The :class:`~transformers.Trainer` has been extended to support libraries that may dramatically improve your training
time and fit much bigger models.

Currently it supports third party solutions, `DeepSpeed <https://github.com/microsoft/DeepSpeed>`__ and `FairScale
<https://github.com/facebookresearch/fairscale/>`__, which implement parts of the paper `ZeRO: Memory Optimizations
Toward Training Trillion Parameter Models, by Samyam Rajbhandari, Jeff Rasley, Olatunji Ruwase, Yuxiong He
<https://arxiv.org/abs/1910.02054>`__.

This provided support is new and experimental as of this writing.

.. _zero-install-notes:

Installation Notes
^^^^^^^^^^^^^^^^^^^^^^^^^^^^^^^^^^^^^^^^^^^^^^^^^^^^^^^^^^^^^^^^^^^^^^^^^^^^^^^^^^^^^^^^^^^^^^^^^^^^^^^^^^^^^^^^^^^^^^^

As of this writing, both FairScale and Deepspeed require compilation of CUDA C++ code, before they can be used.

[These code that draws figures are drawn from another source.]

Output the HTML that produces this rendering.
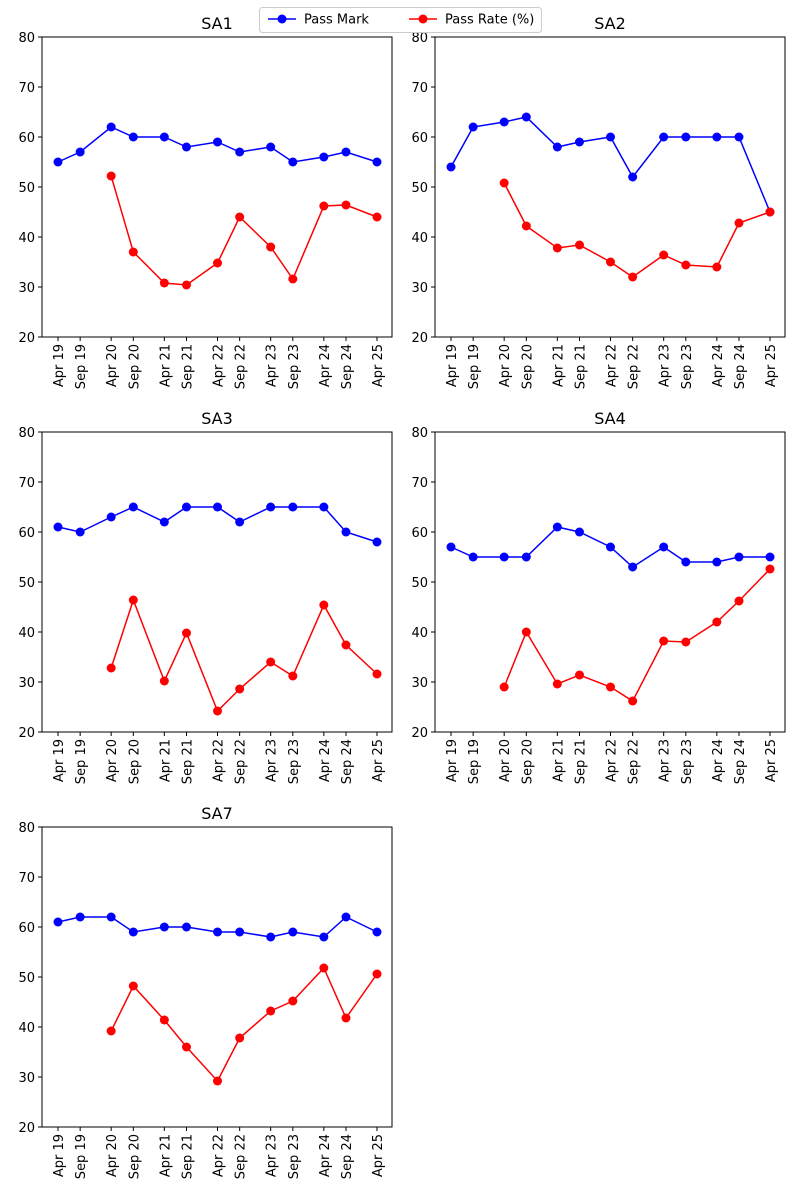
<!DOCTYPE html>
<html><head><meta charset="utf-8">
<style>
body{margin:0;background:#fff;}
svg{display:block;font-family:"DejaVu Sans","Liberation Sans",sans-serif;}
</style></head>
<body>
<svg id="chart" width="800" height="1200" viewBox="0 0 800 1200"></svg>
<script>
const categories = ["Apr 19","Sep 19","Apr 20","Sep 20","Apr 21","Sep 21","Apr 22","Sep 22","Apr 23","Sep 23","Apr 24","Sep 24","Apr 25"];
const monthOffsets = [0,5,12,17,24,29,36,41,48,53,60,65,72];
const yTicks = [20,30,40,50,60,70,80];
const panelTitles = ["SA1","SA2","SA3","SA4","SA7"];
const passMarkSA1 = [55,57,62,60,60,58,59,57,58,55,56,57,55];
const passRateSA1 = [null,null,52.2,37,30.8,30.4,34.8,44,38,31.6,46.2,46.4,44];
const passMarkSA2 = [54,62,63,64,58,59,60,52,60,60,60,60,45];
const passRateSA2 = [null,null,50.8,42.2,37.8,38.4,35,32,36.4,34.4,34,42.8,45];
const passMarkSA3 = [61,60,63,65,62,65,65,62,65,65,65,60,58];
const passRateSA3 = [null,null,32.8,46.4,30.2,39.8,24.2,28.6,34,31.2,45.4,37.4,31.6];
const passMarkSA4 = [57,55,55,55,61,60,57,53,57,54,54,55,55];
const passRateSA4 = [null,null,29,40,29.6,31.4,29,26.2,38.2,38,42,46.2,52.6];
const passMarkSA7 = [61,62,62,59,60,60,59,59,58,59,58,62,59];
const passRateSA7 = [null,null,39.2,48.2,41.4,36,29.2,37.8,43.2,45.2,51.8,41.8,50.6];

const marks=[passMarkSA1,passMarkSA2,passMarkSA3,passMarkSA4,passMarkSA7];
const rates=[passRateSA1,passRateSA2,passRateSA3,passRateSA4,passRateSA7];
const origins=[[42,37],[435,37],[42,432],[435,432],[42,827]];
const W=350,H=300;
const NS="http://www.w3.org/2000/svg";
const svg=document.getElementById('chart');
function mk(tag,attrs,parent){const e=document.createElementNS(NS,tag);for(const k in attrs)e.setAttribute(k,attrs[k]);(parent||svg).appendChild(e);return e;}

for(let p=0;p<5;p++){
  const [ox,oy]=origins[p];
  const xs=m=>ox+16+m*319/72;
  const ys=v=>oy+H-(v-20)*H/60;
  const g=mk('g',{});
  
  
  const t=mk('text',{x:ox+W/2,y:oy-8,'text-anchor':'middle','font-size':16,fill:'#000'},g);
  t.textContent=panelTitles[p];
  
  
  yTicks.forEach(v=>{
    const y=ys(v);
    mk('line',{x1:ox-4,x2:ox,y1:y,y2:y,stroke:'#000','stroke-width':1},g);
    const tt=mk('text',{x:ox-7,y:y+5,'text-anchor':'end','font-size':13,fill:'#000'},g);
    tt.textContent=v;
    
    
  });
  categories.forEach((c,i)=>{
    const x=xs(monthOffsets[i]);
    mk('line',{x1:x,x2:x,y1:oy+H,y2:oy+H+4,stroke:'#000','stroke-width':1},g);
    const tt=mk('text',{x:0,y:0,'text-anchor':'end','font-size':13,fill:'#000',transform:`translate(${x+5},${oy+H+7}) rotate(-90)`},g);
    tt.textContent=c;
    
    
  });
  const series=[[marks[p],'#0000ff','pass-mark'],[rates[p],'#ff0000','pass-rate']];
  series.forEach(([vals,col,nm])=>{
    const pts=[];
    vals.forEach((v,i)=>{if(v!=null)pts.push([xs(monthOffsets[i]),ys(v)]);});
    const pl=mk('polyline',{points:pts.map(q=>q.join(',')).join(' '),fill:'none',stroke:col,'stroke-width':1.5},g);
    
    
    pts.forEach(q=>{
      const c=mk('circle',{cx:q[0],cy:q[1],r:4.5,fill:col},g);
      
      
    });
  });
  const fr=mk('rect',{x:ox,y:oy,width:W,height:H,fill:'none',stroke:'#000','stroke-width':1},g);
  
  
}
// legend
const lg=mk('g',{});


mk('rect',{x:259.5,y:7.5,width:282,height:25,rx:3,fill:'#fff',stroke:'#ccc'},lg);
[[268,'#0000ff','Pass Mark'],[409,'#ff0000','Pass Rate (%)']].forEach(([x,col,label])=>{
  const e=mk('g',{},lg);
  
  
  mk('line',{x1:x,x2:x+28,y1:19,y2:19,stroke:col,'stroke-width':1.5},e);
  mk('circle',{cx:x+14,cy:19,r:4.5,fill:col},e);
  const t=mk('text',{x:x+36,y:23.5,'font-size':13,fill:'#000'},e);
  t.textContent=label;
});
</script>
</body></html>
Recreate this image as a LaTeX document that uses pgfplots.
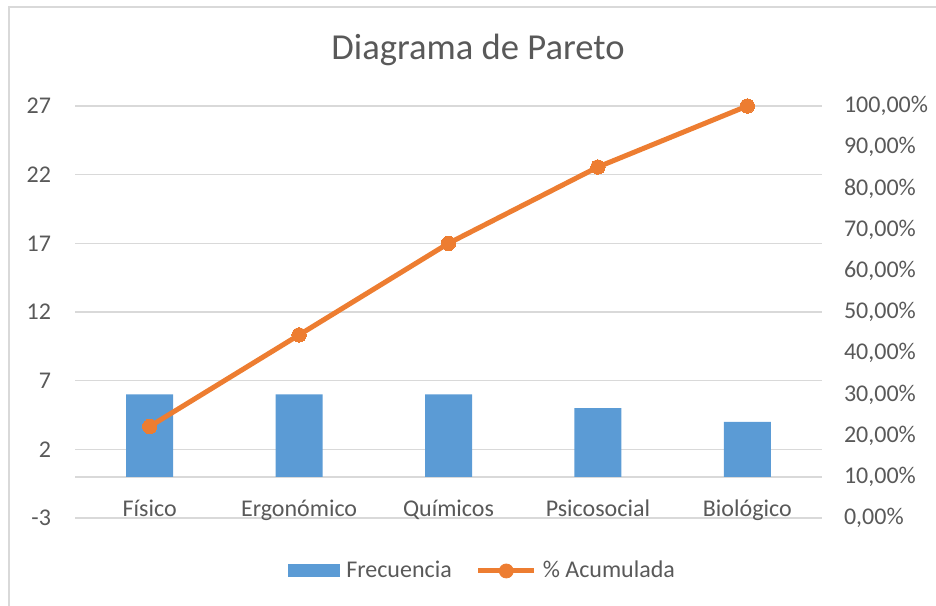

While all installation issues should be dealt with through the corresponding GitHub Issues of `FairScale
<https://github.com/facebookresearch/fairscale/issues>`__ and `Deepspeed
<https://github.com/microsoft/DeepSpeed/issues>`__, there are a few common issues that one may encounter while building
any PyTorch extension that needs to build CUDA extensions.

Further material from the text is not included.